__TO BE DONE__. Extract the first line through the line containing "import * as d3 from 'd3';" from the listing below, exactly as written.

__STORED DATA__.
[Begin]

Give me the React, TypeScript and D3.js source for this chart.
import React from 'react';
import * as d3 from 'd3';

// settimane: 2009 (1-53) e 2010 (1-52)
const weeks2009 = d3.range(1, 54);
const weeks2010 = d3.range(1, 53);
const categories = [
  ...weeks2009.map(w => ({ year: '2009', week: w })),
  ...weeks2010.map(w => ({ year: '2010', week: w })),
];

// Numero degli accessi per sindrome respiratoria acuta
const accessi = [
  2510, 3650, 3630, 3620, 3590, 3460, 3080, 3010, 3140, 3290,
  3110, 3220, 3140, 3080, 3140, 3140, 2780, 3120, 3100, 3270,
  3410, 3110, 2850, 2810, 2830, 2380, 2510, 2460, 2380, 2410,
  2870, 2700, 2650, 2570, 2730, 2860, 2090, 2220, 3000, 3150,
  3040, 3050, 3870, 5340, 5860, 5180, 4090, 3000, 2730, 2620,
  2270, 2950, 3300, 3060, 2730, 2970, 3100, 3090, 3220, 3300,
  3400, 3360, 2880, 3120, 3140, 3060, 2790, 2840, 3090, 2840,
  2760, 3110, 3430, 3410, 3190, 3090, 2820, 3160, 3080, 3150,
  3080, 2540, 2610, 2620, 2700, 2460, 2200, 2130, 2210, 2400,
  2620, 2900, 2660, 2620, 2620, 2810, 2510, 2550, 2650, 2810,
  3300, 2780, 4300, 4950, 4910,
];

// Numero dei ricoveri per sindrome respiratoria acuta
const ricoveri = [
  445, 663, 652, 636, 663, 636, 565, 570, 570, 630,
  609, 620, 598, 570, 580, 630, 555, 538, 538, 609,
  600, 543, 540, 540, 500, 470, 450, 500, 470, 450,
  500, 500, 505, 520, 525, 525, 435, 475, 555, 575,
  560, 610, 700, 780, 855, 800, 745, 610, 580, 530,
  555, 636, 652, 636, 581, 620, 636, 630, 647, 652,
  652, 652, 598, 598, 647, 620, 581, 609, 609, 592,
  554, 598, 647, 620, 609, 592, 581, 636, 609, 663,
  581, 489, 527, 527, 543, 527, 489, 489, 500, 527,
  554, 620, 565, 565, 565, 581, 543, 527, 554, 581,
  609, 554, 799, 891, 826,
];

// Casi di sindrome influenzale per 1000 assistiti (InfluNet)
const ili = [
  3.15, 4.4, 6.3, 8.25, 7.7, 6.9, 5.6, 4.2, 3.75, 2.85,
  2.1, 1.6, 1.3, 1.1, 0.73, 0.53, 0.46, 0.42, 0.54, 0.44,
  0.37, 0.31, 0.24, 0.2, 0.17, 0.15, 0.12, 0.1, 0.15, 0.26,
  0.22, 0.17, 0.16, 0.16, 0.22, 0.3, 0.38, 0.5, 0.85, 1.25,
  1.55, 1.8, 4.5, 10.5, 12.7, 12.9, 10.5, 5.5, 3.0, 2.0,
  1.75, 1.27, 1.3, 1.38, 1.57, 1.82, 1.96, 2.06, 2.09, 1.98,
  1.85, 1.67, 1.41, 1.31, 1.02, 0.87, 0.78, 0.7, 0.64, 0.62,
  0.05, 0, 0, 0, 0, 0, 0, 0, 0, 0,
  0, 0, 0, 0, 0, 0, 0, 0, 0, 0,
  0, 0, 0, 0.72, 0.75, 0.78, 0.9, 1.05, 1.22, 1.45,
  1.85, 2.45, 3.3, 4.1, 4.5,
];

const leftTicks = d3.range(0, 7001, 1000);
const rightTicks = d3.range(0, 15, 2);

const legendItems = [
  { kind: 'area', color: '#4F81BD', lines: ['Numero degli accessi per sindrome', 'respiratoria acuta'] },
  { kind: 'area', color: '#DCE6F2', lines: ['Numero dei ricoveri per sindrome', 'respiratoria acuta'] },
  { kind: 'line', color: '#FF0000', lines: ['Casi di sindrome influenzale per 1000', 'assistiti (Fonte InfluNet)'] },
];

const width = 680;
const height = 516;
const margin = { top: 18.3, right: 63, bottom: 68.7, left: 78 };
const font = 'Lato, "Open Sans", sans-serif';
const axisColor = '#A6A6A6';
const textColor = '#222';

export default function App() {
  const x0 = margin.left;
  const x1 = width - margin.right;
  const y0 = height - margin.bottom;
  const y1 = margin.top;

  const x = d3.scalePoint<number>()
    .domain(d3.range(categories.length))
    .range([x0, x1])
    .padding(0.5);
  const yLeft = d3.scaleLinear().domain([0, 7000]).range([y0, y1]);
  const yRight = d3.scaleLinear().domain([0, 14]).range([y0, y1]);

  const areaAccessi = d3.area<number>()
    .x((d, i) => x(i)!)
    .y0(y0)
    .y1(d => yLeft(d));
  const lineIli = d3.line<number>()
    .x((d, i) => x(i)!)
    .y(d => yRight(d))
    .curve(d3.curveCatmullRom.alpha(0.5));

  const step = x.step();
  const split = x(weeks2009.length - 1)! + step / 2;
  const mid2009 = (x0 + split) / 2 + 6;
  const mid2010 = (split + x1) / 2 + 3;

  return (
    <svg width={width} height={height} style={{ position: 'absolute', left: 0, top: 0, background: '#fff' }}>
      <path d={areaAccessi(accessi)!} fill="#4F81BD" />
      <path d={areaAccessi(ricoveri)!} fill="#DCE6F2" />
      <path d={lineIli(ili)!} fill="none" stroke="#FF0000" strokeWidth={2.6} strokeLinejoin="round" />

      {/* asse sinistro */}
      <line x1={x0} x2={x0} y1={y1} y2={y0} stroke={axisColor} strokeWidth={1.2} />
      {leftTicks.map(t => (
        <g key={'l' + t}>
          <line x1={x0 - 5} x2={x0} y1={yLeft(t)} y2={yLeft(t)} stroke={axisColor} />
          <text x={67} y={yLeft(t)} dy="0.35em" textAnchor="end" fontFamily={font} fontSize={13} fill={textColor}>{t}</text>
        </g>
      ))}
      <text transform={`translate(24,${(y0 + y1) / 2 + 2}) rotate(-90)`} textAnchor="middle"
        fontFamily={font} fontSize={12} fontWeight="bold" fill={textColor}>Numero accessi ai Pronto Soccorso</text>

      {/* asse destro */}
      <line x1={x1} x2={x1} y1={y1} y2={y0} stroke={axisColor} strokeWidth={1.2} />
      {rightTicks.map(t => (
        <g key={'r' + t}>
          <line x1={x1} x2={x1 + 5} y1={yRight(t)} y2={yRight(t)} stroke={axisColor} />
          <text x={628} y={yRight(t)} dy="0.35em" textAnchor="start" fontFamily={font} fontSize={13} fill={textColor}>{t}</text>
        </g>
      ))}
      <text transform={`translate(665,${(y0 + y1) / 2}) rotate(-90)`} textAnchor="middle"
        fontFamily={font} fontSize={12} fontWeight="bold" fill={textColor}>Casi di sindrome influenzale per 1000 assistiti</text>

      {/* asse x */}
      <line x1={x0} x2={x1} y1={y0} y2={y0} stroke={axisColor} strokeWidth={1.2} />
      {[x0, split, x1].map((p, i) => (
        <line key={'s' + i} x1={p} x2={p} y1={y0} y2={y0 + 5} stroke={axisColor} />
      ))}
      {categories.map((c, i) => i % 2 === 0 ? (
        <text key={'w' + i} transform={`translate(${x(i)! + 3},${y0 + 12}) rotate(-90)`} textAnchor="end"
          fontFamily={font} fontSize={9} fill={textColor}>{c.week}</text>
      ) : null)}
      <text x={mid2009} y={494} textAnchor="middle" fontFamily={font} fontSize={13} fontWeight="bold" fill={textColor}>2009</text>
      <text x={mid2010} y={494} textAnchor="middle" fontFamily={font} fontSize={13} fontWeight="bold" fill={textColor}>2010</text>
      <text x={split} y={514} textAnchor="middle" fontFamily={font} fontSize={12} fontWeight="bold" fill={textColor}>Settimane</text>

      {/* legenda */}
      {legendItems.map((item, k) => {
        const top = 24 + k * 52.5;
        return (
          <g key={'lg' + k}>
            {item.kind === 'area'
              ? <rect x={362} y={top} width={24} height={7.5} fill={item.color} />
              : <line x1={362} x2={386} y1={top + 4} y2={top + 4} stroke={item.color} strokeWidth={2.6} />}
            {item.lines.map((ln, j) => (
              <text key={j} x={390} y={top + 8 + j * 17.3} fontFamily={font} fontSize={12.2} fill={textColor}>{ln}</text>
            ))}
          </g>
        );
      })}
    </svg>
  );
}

[End]

__TASK RESULT__.
Give me the React, TypeScript and D3.js source for this chart.
import React from 'react';
import * as d3 from 'd3';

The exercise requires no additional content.